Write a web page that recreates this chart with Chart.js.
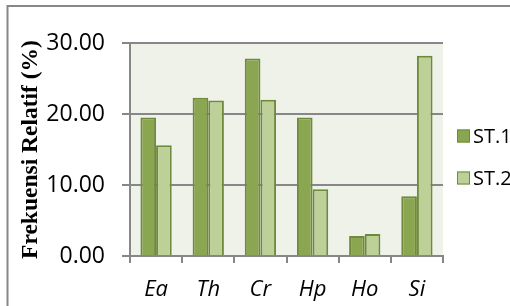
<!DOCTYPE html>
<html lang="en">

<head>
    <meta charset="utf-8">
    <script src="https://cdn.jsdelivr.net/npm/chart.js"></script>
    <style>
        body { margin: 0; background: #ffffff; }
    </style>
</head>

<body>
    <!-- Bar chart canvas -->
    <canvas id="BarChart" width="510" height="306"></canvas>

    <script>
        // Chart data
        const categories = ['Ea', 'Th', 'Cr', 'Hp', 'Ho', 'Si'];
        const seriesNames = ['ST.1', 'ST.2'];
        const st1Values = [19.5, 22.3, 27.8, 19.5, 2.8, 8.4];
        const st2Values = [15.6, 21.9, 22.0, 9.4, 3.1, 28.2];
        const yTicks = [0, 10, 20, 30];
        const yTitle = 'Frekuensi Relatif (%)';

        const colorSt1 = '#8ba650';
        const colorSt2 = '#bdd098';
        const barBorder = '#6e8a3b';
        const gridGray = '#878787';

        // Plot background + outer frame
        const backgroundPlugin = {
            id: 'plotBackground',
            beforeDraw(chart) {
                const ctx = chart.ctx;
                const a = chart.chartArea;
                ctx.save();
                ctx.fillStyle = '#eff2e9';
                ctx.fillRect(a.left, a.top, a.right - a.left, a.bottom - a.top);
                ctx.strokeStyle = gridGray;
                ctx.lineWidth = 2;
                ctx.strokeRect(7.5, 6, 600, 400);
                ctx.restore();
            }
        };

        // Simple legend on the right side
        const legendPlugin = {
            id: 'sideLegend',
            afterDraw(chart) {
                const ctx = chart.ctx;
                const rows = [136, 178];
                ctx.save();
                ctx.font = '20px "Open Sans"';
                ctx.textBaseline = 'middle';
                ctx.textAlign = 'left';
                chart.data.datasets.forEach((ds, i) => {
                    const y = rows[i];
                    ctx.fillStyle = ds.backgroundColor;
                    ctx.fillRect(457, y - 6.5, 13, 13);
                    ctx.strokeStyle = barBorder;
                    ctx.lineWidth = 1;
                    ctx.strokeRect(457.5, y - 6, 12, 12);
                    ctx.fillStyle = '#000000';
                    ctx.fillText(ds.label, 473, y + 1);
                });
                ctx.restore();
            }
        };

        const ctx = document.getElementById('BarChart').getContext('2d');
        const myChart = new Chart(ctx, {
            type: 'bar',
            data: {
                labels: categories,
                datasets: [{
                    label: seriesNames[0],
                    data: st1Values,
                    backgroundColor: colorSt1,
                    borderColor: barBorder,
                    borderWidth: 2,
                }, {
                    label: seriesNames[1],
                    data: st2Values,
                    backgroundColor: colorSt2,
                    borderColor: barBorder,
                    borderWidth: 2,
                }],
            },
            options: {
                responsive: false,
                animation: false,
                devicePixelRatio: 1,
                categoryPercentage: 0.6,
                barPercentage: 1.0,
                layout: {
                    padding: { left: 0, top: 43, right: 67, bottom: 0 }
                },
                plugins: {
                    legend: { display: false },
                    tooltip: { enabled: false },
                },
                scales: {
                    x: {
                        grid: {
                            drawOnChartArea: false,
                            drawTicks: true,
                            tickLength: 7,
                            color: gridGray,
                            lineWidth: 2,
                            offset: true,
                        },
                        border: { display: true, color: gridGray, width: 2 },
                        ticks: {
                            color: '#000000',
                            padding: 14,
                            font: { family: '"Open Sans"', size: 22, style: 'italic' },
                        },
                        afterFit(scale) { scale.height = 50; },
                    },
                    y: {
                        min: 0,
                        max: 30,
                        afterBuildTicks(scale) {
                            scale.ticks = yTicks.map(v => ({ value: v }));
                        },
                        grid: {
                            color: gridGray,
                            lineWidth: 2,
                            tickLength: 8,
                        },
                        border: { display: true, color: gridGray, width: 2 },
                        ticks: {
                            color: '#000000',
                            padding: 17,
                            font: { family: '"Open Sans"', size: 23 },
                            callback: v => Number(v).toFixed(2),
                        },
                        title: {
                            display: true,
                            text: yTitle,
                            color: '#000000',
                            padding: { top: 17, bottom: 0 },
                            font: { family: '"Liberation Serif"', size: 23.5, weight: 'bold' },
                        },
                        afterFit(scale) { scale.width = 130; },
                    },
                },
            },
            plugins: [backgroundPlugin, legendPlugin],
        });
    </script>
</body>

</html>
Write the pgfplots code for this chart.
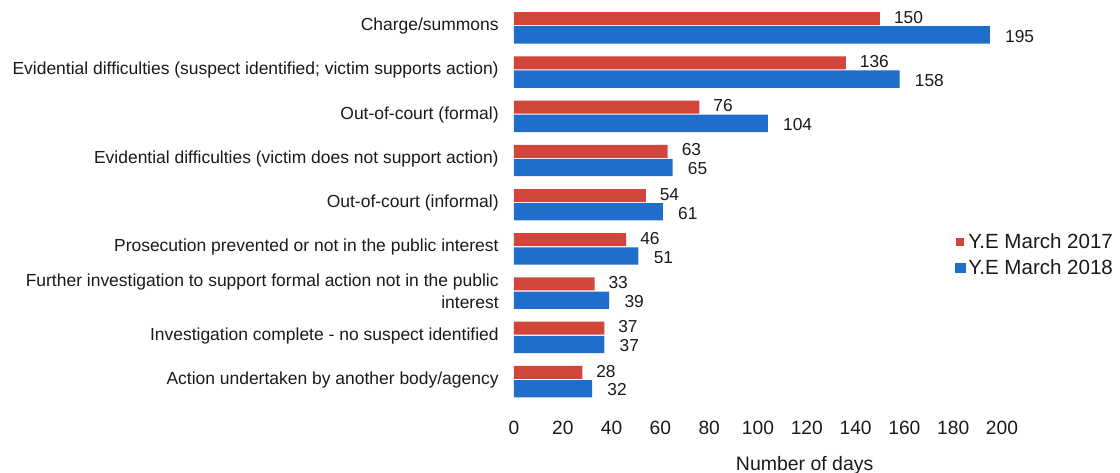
----------------------------------------
All the records need to be repeated exactly, with the images dropped.

Write a web page that recreates this chart with Chart.js.
<!DOCTYPE html>
<html lang="en">

<head>
    <meta charset="utf-8">
    <script src="https://cdn.jsdelivr.net/npm/chart.js"></script>
    <style>
        body { margin: 0; background: #ffffff; }
    </style>
</head>

<body>
    <!-- Bar chart canvas -->
    <canvas id="BarChart" width="510" height="306"></canvas>

    <script>
        // Chart data
        const categories = ['Ea', 'Th', 'Cr', 'Hp', 'Ho', 'Si'];
        const seriesNames = ['ST.1', 'ST.2'];
        const st1Values = [19.5, 22.3, 27.8, 19.5, 2.8, 8.4];
        const st2Values = [15.6, 21.9, 22.0, 9.4, 3.1, 28.2];
        const yTicks = [0, 10, 20, 30];
        const yTitle = 'Frekuensi Relatif (%)';

        const colorSt1 = '#8ba650';
        const colorSt2 = '#bdd098';
        const barBorder = '#6e8a3b';
        const gridGray = '#878787';

        // Plot background + outer frame
        const backgroundPlugin = {
            id: 'plotBackground',
            beforeDraw(chart) {
                const ctx = chart.ctx;
                const a = chart.chartArea;
                ctx.save();
                ctx.fillStyle = '#eff2e9';
                ctx.fillRect(a.left, a.top, a.right - a.left, a.bottom - a.top);
                ctx.strokeStyle = gridGray;
                ctx.lineWidth = 2;
                ctx.strokeRect(7.5, 6, 600, 400);
                ctx.restore();
            }
        };

        // Simple legend on the right side
        const legendPlugin = {
            id: 'sideLegend',
            afterDraw(chart) {
                const ctx = chart.ctx;
                const rows = [136, 178];
                ctx.save();
                ctx.font = '20px "Open Sans"';
                ctx.textBaseline = 'middle';
                ctx.textAlign = 'left';
                chart.data.datasets.forEach((ds, i) => {
                    const y = rows[i];
                    ctx.fillStyle = ds.backgroundColor;
                    ctx.fillRect(457, y - 6.5, 13, 13);
                    ctx.strokeStyle = barBorder;
                    ctx.lineWidth = 1;
                    ctx.strokeRect(457.5, y - 6, 12, 12);
                    ctx.fillStyle = '#000000';
                    ctx.fillText(ds.label, 473, y + 1);
                });
                ctx.restore();
            }
        };

        const ctx = document.getElementById('BarChart').getContext('2d');
        const myChart = new Chart(ctx, {
            type: 'bar',
            data: {
                labels: categories,
                datasets: [{
                    label: seriesNames[0],
                    data: st1Values,
                    backgroundColor: colorSt1,
                    borderColor: barBorder,
                    borderWidth: 2,
                }, {
                    label: seriesNames[1],
                    data: st2Values,
                    backgroundColor: colorSt2,
                    borderColor: barBorder,
                    borderWidth: 2,
                }],
            },
            options: {
                responsive: false,
                animation: false,
                devicePixelRatio: 1,
                categoryPercentage: 0.6,
                barPercentage: 1.0,
                layout: {
                    padding: { left: 0, top: 43, right: 67, bottom: 0 }
                },
                plugins: {
                    legend: { display: false },
                    tooltip: { enabled: false },
                },
                scales: {
                    x: {
                        grid: {
                            drawOnChartArea: false,
                            drawTicks: true,
                            tickLength: 7,
                            color: gridGray,
                            lineWidth: 2,
                            offset: true,
                        },
                        border: { display: true, color: gridGray, width: 2 },
                        ticks: {
                            color: '#000000',
                            padding: 14,
                            font: { family: '"Open Sans"', size: 22, style: 'italic' },
                        },
                        afterFit(scale) { scale.height = 50; },
                    },
                    y: {
                        min: 0,
                        max: 30,
                        afterBuildTicks(scale) {
                            scale.ticks = yTicks.map(v => ({ value: v }));
                        },
                        grid: {
                            color: gridGray,
                            lineWidth: 2,
                            tickLength: 8,
                        },
                        border: { display: true, color: gridGray, width: 2 },
                        ticks: {
                            color: '#000000',
                            padding: 17,
                            font: { family: '"Open Sans"', size: 23 },
                            callback: v => Number(v).toFixed(2),
                        },
                        title: {
                            display: true,
                            text: yTitle,
                            color: '#000000',
                            padding: { top: 17, bottom: 0 },
                            font: { family: '"Liberation Serif"', size: 23.5, weight: 'bold' },
                        },
                        afterFit(scale) { scale.width = 130; },
                    },
                },
            },
            plugins: [backgroundPlugin, legendPlugin],
        });
    </script>
</body>

</html>
Write the pgfplots code for this chart.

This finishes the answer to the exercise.